The way hardware gets tested is that people who have the hardware run the 
software on it under a variety of loads, and see if it works.  Since a 
volunteer project of a couple of hundred developers can't buy all known 
past and future hardware, we have to rely on hardware vendors, software 
resellers, and FreeBSD users to do some of the testing.  In order for that 
testing to affect a release, it must happen before the release goes out 
the door, rather than afterwards.  And it has to happen sufficiently in 
advance of the release that someone can do something about the results of 
failed testing.  If hardware isn't tested before the releasee, then 
inevitably people with that untested hardware are more likely to 
experience problems.  This means that the best way to help us support your 
hardware is to run our test releases with useful workloads, and then 
provide feedback if/when they don't work.  I realize you're providing 
feedback now on the 5.x branch, but what you may or may not know is that 
in the 6.x branch, we have a significant update to the ATA code that may 
get merged to 5.x, if it proves to be as much better as we hope.  This 
means that we need you to test the future code, not the current code, in 
order to fix the problems you are experiencing.

90% of useful FreeBSD testing happens when large FreeBSD consumers take 
release of FreeBSD and deploy them in their testbeds and real-world 
environments, and find the bugs through the application of high levels of 
load and obscure hardware configurations.  This is why later FreeBSD 
releases along a -STABLE branch are typically much more stable than 
earlier ones -- the code has run on millions of machines for untold 
amounts of load, instead of the thousand or so with a very selected load 
it's likely to run on during development.  This is how all software 
vendors work, really -- be it Microsoft, or Apple, old-style UNIX vendors, 
or any of the Linux vendors.  Some set of users sits on the bleeding edge 
and shakes out the early problems, and then the rest of the user base 
suffers through the later versions to shake out more subtle problems that 
gradually get resolved.

The FreeBSD Project is working on moving towards a more formal testing 
regimen.  This change will help shake out software bugs relating to 
workload -- i.e., IP stack bugs, file system bugs, etc.  But the chances 
of it having a significant impact on broad hardware testing is very low.

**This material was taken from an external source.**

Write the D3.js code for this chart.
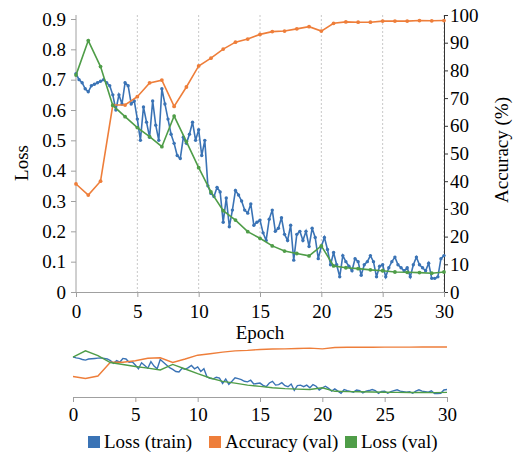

So if you have non-production instances of your production hardware, and 
can reproduce the workloads of your production environment on that 
hardware, what we would love you to do is run 6-CURRENT on it and tell us 
if that works better.  If it does, then it's a question of back-porting 
the functionality (if possible) to 5.x.  If it doesn't, then we can fix 
the problem in the active development tree, then merge as makes sense. 
4.x became a great success after a quite shaking 3.x release branch, and 
after some bumps early in 4.x.  It got there because of a lot of testing 
and improvement resulting from production experience.  If you didn't have 
problems with 3.x and 4.x, it's because someone else got there first.

The reason I suggest waiting for BETA2 is that BETA2 will have cleaned up 
support for running 5.x applications.  Specifically, there are one or two 
system calls that have changed in 6.x, and require COMPAT_FREEBSD5 to be 
compiled into the kernel, which it wasn't in BETA1.  Likewise, a number of 
library version bumps and compatibility pieces will be in BETA2.  This 
will make it easier to test 5.x application workloads on a 6.x install.

We take the concerns you've expressed seriously, and you should know that 
every FreeBSD developer I've talked with in the last few years has been 
talking about how to improve 5.x stability.  The challenge has been to 
integrate the agressive feature set improvement in 5.x with our stability 
goals.  Much of that improvement has happened for 6.x, and I think you'll 
find that you're much happier with the general level of testing and 
support there.  This was possible because people running 5.x have provided 
us a lot of detailed feedback and bug reporting.  6.x is much less 
agressive in terms of feature set, and cleans up many of the architectural 
changes that made 5.x such a feature-rich releasee.  Your feedback on 6.x 
sooner rather than latter will improve the quality of the 6.x release, and 
we'd appreciate it greatly if you could help us test it!